Даже просто сказать: «вода есть вода», — означает сказать лишнее. Даже просто сказать: «вода», — означает сказать лишнее.Слово «вода» — это, разумеется, не вода. То, что есть и есть на самом деле, это факт: вода. Все прочее о воде, включая и слово «вода» как таковое вымыслы. Все это, как ты выразился бы, «мимо кассы», а человек-никто говорит: мимо воды, как, впрочем, и мимо суши.
— Неужели невозможно одним каким-нибудь метким словом определить то-что-есть?
— То-что-есть неопределимо. Никаким словом. Любое слово — неизбежно — литература. Хорошая или плохая, графоманская или гениальная, но литература, а не то, что есть.
Невозможно спеть самую прекрасную песню.
— Что такое самая прекрасная песня?
— Самая прекрасная песня — это такая песня, которую сколько ни пой, она звучит всегда иначе, и по-новому, и еще лучше, чем прежде, и еще мелодичнее, и — что проку в словах?

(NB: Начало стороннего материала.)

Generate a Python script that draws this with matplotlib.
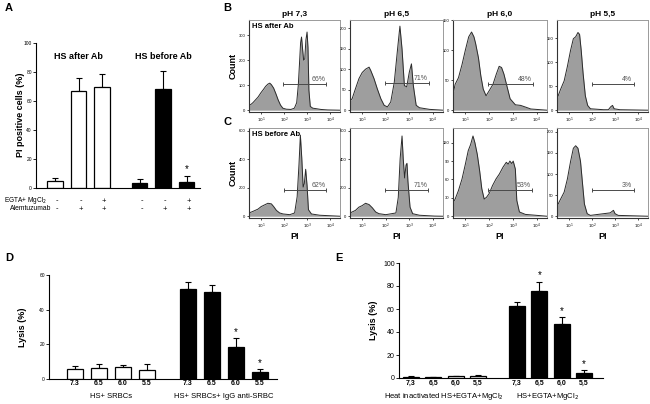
import numpy as np
import matplotlib
matplotlib.use("Agg")
import matplotlib.pyplot as plt

plt.rcParams['font.family'] = ['Liberation Sans', 'DejaVu Sans']

# ---- panel A data ----
a_vals = [5.0, 67.0, 70.0, 3.5, 68.0, 4.4]
a_err = [2.0, 8.7, 8.5, 2.5, 12.5, 4.0]
a_egta = ['-', '-', '+', '-', '-', '+']
a_alem = ['-', '+', '+', '-', '+', '+']
a_groups = ['HS after Ab', 'HS before Ab']

# ---- panel B/C histograms (x in log10 decades, y = count) ----
ph_titles = ['pH 7,3', 'pH 6,5', 'pH 6,0', 'pH 5,5']

b1_x = [0.46, 0.55, 0.65, 0.75, 0.87, 1.0, 1.1, 1.2, 1.3, 1.38, 1.45, 1.55, 1.65, 1.75, 1.85, 1.95, 2.1, 2.3,
        2.45, 2.55, 2.62, 2.68, 2.72, 2.76, 2.80, 2.85, 2.90, 2.95, 3.0, 3.04, 3.08, 3.14, 3.25, 3.4, 3.6, 3.9, 4.43]
b1_y = [20, 22, 30, 40, 52, 70, 82, 95, 104, 108, 102, 88, 65, 40, 20, 8, 4, 3,
        8, 30, 100, 200, 270, 292, 250, 200, 205, 280, 312, 250, 80, 15, 8, 6, 3, 1, 0]
b2_x = [0.43, 0.57, 0.71, 0.86, 1.0, 1.14, 1.29, 1.36, 1.5, 1.64, 1.79, 1.93, 2.07, 2.21, 2.36, 2.5, 2.6,
        2.69, 2.79, 2.89, 3.0, 3.09, 3.17, 3.29, 3.43, 3.86, 4.43]
b2_y = [20, 28, 52, 77, 92, 100, 105, 97, 77, 52, 28, 12, 8, 20, 68, 149, 205,
        149, 60, 57, 93, 113, 60, 12, 6, 2, 0]
b3_x = [0.45, 0.57, 0.71, 0.86, 1.0, 1.14, 1.26, 1.36, 1.43, 1.55, 1.65, 1.75, 1.87, 2.01, 2.16, 2.30, 2.42,
        2.52, 2.62, 2.74, 2.88, 3.10, 3.32, 3.54, 3.75, 4.43]
b3_y = [22, 43, 54, 76, 100, 122, 130, 122, 111, 87, 57, 35, 24, 33, 43, 60, 73,
        71, 60, 41, 19, 9, 8, 5, 2, 0]
b4_x = [0.48, 0.53, 0.64, 0.79, 0.93, 1.07, 1.19, 1.29, 1.39, 1.46, 1.53, 1.61, 1.71, 1.81, 1.93, 2.5, 2.71,
        2.81, 2.89, 2.96, 3.21, 4.43]
b4_y = [25, 30, 44, 61, 91, 125, 149, 153, 162, 158, 125, 78, 30, 10, 3, 1, 1,
        7, 10, 3, 1, 0]
c1_x = [0.48, 0.65, 0.87, 1.01, 1.16, 1.30, 1.45, 1.55, 1.67, 1.81, 1.96, 2.25, 2.46, 2.57, 2.65, 2.71, 2.77,
        2.83, 2.88, 2.94, 3.0, 3.06, 3.19, 3.55, 4.43]
c1_y = [23, 34, 50, 68, 80, 91, 87, 68, 41, 23, 16, 11, 23, 137, 365, 570, 410,
        205, 228, 330, 216, 46, 16, 7, 0]
c2_x = [0.43, 0.57, 0.71, 0.86, 1.0, 1.14, 1.29, 1.43, 1.57, 1.71, 2.0, 2.43, 2.53, 2.61, 2.69, 2.74, 2.8,
        2.86, 2.9, 2.94, 3.03, 3.14, 3.43, 4.07, 4.43]
c2_y = [18, 30, 41, 64, 75, 91, 82, 59, 30, 18, 11, 23, 132, 405, 564, 405, 269,
        360, 372, 246, 64, 18, 7, 1, 0]
c3_x = [0.45, 0.57, 0.71, 0.86, 1.0, 1.12, 1.22, 1.32, 1.40, 1.50, 1.60, 1.69, 1.79, 1.89, 2.0, 2.14, 2.29,
        2.43, 2.58, 2.72, 2.80, 2.87, 2.95, 3.01, 3.10, 3.16, 3.27, 3.52, 4.43]
c3_y = [20, 28, 42, 61, 85, 107, 117, 131, 120, 101, 74, 45, 28, 31, 37, 50, 61,
        69, 80, 88, 85, 90, 86, 90, 77, 26, 7, 3, 0]
c4_x = [0.48, 0.53, 0.64, 0.79, 0.93, 1.07, 1.19, 1.29, 1.39, 1.5, 1.59, 1.67, 1.79, 1.93, 2.21, 2.5, 2.79,
        2.93, 3.0, 3.14, 4.43]
c4_y = [25, 29, 41, 57, 88, 130, 161, 167, 161, 130, 76, 29, 6, 2, 4, 6, 8,
        14, 6, 2, 0]

b_hists = [(b1_x, b1_y), (b2_x, b2_y), (b3_x, b3_y), (b4_x, b4_y)]
c_hists = [(c1_x, c1_y), (c2_x, c2_y), (c3_x, c3_y), (c4_x, c4_y)]
b_ylims = [360, 220, 150, 188]
c_ylims = [620, 620, 144, 209]
b_yticks = [[0, 100, 200, 300], [0, 50, 100, 150, 200], [0, 50, 100, 150], [0, 50, 100, 150]]
c_yticks = [[0, 200, 400, 600], [0, 200, 400, 600], [0, 30, 60, 90, 120], [0, 50, 100, 150, 200]]
# gates: (start, end, level, label)
b_gates = [(1.96, 3.84, 104, '66%'), (1.97, 3.83, 66, '71%'), (1.94, 3.83, 43, '48%'), (1.99, 3.83, 55, '4%')]
c_gates = [(1.99, 3.84, 187, '62%'), (1.96, 3.79, 182, '71%'), (1.94, 3.81, 43, '53%'), (2.0, 3.81, 62, '3%')]

# ---- panel D data ----
d_ticks = ['7.3', '6.5', '6.0', '5.5']
d_white = [5.8, 6.2, 6.7, 5.2]
d_white_err = [1.9, 2.6, 1.6, 3.3]
d_black = [51.9, 50.0, 18.7, 4.0]
d_black_err = [4.3, 4.4, 4.8, 1.6]
d_groups = ['HS+ SRBCs', 'HS+ SRBCs+ IgG anti-SRBC']

# ---- panel E data ----
e_ticks = ['7,3', '6,5', '6,0', '5,5']
e_white = [1.2, 0.6, 1.4, 2.0]
e_white_err = [0.3, 0.3, 0.3, 0.3]
e_black = [62.5, 75.5, 46.7, 4.3]
e_black_err = [3.8, 7.8, 6.0, 2.3]
e_groups = ['Heat inactivated HS+EGTA+MgCl$_2$', 'HS+EGTA+MgCl$_2$']

W, H = 650, 404
fig = plt.figure(figsize=(W / 100, H / 100), dpi=100)


def ax_px(x0, y0, x1, y1):
    return fig.add_axes([x0 / W, 1 - y1 / H, (x1 - x0) / W, (y1 - y0) / H])


def style_bar_axes(ax, fs):
    for s in ['top', 'right']:
        ax.spines[s].set_visible(False)
    for s in ['left', 'bottom']:
        ax.spines[s].set_linewidth(0.8)
    ax.tick_params(axis='y', labelsize=fs, length=2, width=0.6, pad=1)
    ax.tick_params(axis='x', length=0, pad=1)


def bars(ax, x, vals, errs, color, width):
    ax.bar(x, vals, width=width, color=color, edgecolor='black', linewidth=0.9, zorder=2)
    ax.errorbar(x, vals, yerr=[np.zeros(len(vals)), errs], fmt='none', ecolor='black',
                elinewidth=0.8, capsize=2.5, capthick=0.8, zorder=1)


def fig_text(x, y, s, **kw):
    fig.text(x / W, 1 - y / H, s, **kw)


# ---------- Panel A ----------
ax = ax_px(36, 43, 200, 188)
xa = np.r_[np.arange(3), np.arange(3) + 3.6]
cols = ['white'] * 3 + ['black'] * 3
for xi, v, e, c in zip(xa, a_vals, a_err, cols):
    bars(ax, [xi], [v], [e], c, 0.65)
ax.set_xlim(-0.81, 6.17)
ax.set_ylim(0, 100)
ax.set_yticks(range(0, 101, 20))
ax.set_xticks([])
style_bar_axes(ax, 3.5)
ax.text(xa[5], a_vals[5] + a_err[5] + 1.2, '*', ha='center', va='bottom', fontsize=7)
ax.text(xa[1], 91, a_groups[0], ha='center', va='center', fontsize=6.5, fontweight='bold')
ax.text(xa[4], 91, a_groups[1], ha='center', va='center', fontsize=6.5, fontweight='bold')
tr = ax.get_xaxis_transform()
for xi, s1, s2 in zip(xa, a_egta, a_alem):
    ax.text(xi + 0.08, -0.09, s1, transform=tr, ha='center', va='center', fontsize=5.5)
    ax.text(xi + 0.08, -0.145, s2, transform=tr, ha='center', va='center', fontsize=5.5)
fig_text(47, 201, 'EGTA+ MgCl$_2$', ha='right', va='center', fontsize=4.7)
fig_text(51, 209, 'Alemtuzumab', ha='right', va='center', fontsize=4.9)
fig_text(21, 115, 'PI positive cells (%)', ha='center', va='center', rotation=90,
         fontsize=6.5, fontweight='bold')

# ---------- Panels B and C ----------
box_x = [(249, 340), (350, 443), (453, 547), (557, 648)]
rows = [(20, 112, b_hists, b_ylims, b_yticks, b_gates), (128, 218, c_hists, c_ylims, c_yticks, c_gates)]
for r, (y0, y1, hists, ylims, yticks, gates) in enumerate(rows):
    for i, (x0, x1) in enumerate(box_x):
        ax = ax_px(x0, y0, x1, y1)
        hx, hy = hists[i]
        ax.fill_between(hx, hy, 0, color='#9e9e9e', lw=0, zorder=1)
        ax.plot(hx, hy, color='#2b2b2b', lw=0.7, zorder=2)
        ax.set_xlim(0.48, 4.43)
        ax.set_ylim(-ylims[i] * 0.02, ylims[i])
        ax.set_yticks(yticks[i])
        ax.set_xticks([1, 2, 3, 4])
        ax.set_xticklabels(['$10^{%d}$' % k for k in range(1, 5)])
        ax.tick_params(labelsize=3, length=1.5, width=0.5, pad=1)
        for s in ['top', 'right']:
            ax.spines[s].set_color('#9a9a9a')
            ax.spines[s].set_linewidth(0.7)
        for s in ['left', 'bottom']:
            ax.spines[s].set_color('#333333')
            ax.spines[s].set_linewidth(0.8)
        g0, g1, gy, gl = gates[i]
        ax.plot([g0, g1], [gy, gy], color='#4a4a4a', lw=0.7, marker='|', ms=3, mew=0.7, zorder=3)
        ax.text((g0 + g1) / 2 + 0.6, gy + ylims[i] * 0.01, gl, ha='center', va='bottom',
                fontsize=5, color='#555555', zorder=3)
        if r == 0:
            ax.set_title(ph_titles[i], fontsize=6, fontweight='bold', pad=3)
        else:
            ax.set_xlabel('PI', fontsize=6.5, fontweight='bold', labelpad=1)
        if i == 0:
            ax.text(0.03, 0.97, 'HS after Ab' if r == 0 else 'HS before Ab', transform=ax.transAxes,
                    ha='left', va='top', fontsize=5.5, fontweight='bold')
            ax.set_ylabel('Count', fontsize=6.5, fontweight='bold', labelpad=1)

# ---------- Panel D ----------
ax = ax_px(49, 275, 277, 379)
xd_w = np.arange(4)
xd_b = np.arange(4) + 4.7
bars(ax, xd_w, d_white, d_white_err, 'white', 0.67)
bars(ax, xd_b, d_black, d_black_err, 'black', 0.67)
for k in [2, 3]:
    ax.text(xd_b[k], d_black[k] + d_black_err[k] + 0.8, '*', ha='center', va='bottom', fontsize=7)
ax.set_xlim(-1.08, 8.42)
ax.set_ylim(0, 60)
ax.set_yticks(range(0, 61, 20))
ax.set_xticks(np.r_[xd_w, xd_b])
ax.set_xticklabels(d_ticks * 2, fontsize=5, fontweight='bold')
style_bar_axes(ax, 3.5)
ax.set_ylabel('Lysis (%)', fontsize=6.5, fontweight='bold', labelpad=9)
fig_text(111, 396, d_groups[0], ha='center', va='center', fontsize=5.5)
fig_text(224, 396, d_groups[1], ha='center', va='center', fontsize=5.5)

# ---------- Panel E ----------
ax = ax_px(399, 263, 603, 378)
xe_w = np.arange(4)
xe_b = np.arange(4) + 4.75
bars(ax, xe_w, e_white, e_white_err, 'white', 0.72)
bars(ax, xe_b, e_black, e_black_err, 'black', 0.72)
for k in [1, 2, 3]:
    ax.text(xe_b[k], e_black[k] + e_black_err[k] + 1.5, '*', ha='center', va='bottom', fontsize=7)
ax.set_xlim(-0.54, 8.6)
ax.set_ylim(0, 100)
ax.set_yticks(range(0, 101, 20))
ax.set_xticks(np.r_[xe_w, xe_b])
ax.set_xticklabels(e_ticks * 2, fontsize=5, fontweight='bold')
style_bar_axes(ax, 5)
ax.set_ylabel('Lysis (%)', fontsize=6.5, fontweight='bold', labelpad=4)
fig_text(444, 396, e_groups[0], ha='center', va='center', fontsize=5.5)
fig_text(548, 396, e_groups[1], ha='center', va='center', fontsize=5.5)

# ---------- panel letters ----------
for s, x, y in [('A', 5, 8), ('B', 223, 8), ('C', 223, 122), ('D', 5, 258), ('E', 335, 258)]:
    fig_text(x, y, s, ha='left', va='center', fontsize=8, fontweight='bold')

fig.savefig('out.png', dpi=100)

Пропеть ее невозможно, и невозможно ее записать ни на бумаге нотной, ни на пленку магнитофонную, ведь звучит она всякий раз иначе, а запомнить ее с начала до конца тоже никому не удавалось. То, что случается записать или запомнить, все это сразу устаревает, а песня — вот она уже и новая песня.
Невозможно ее пропеть. Возможно ею быть. Возможно ее петь. Все живое — эта песня. Все живое поет эту песню. Но что проку в словах? Самая прекрасная песня — без слов.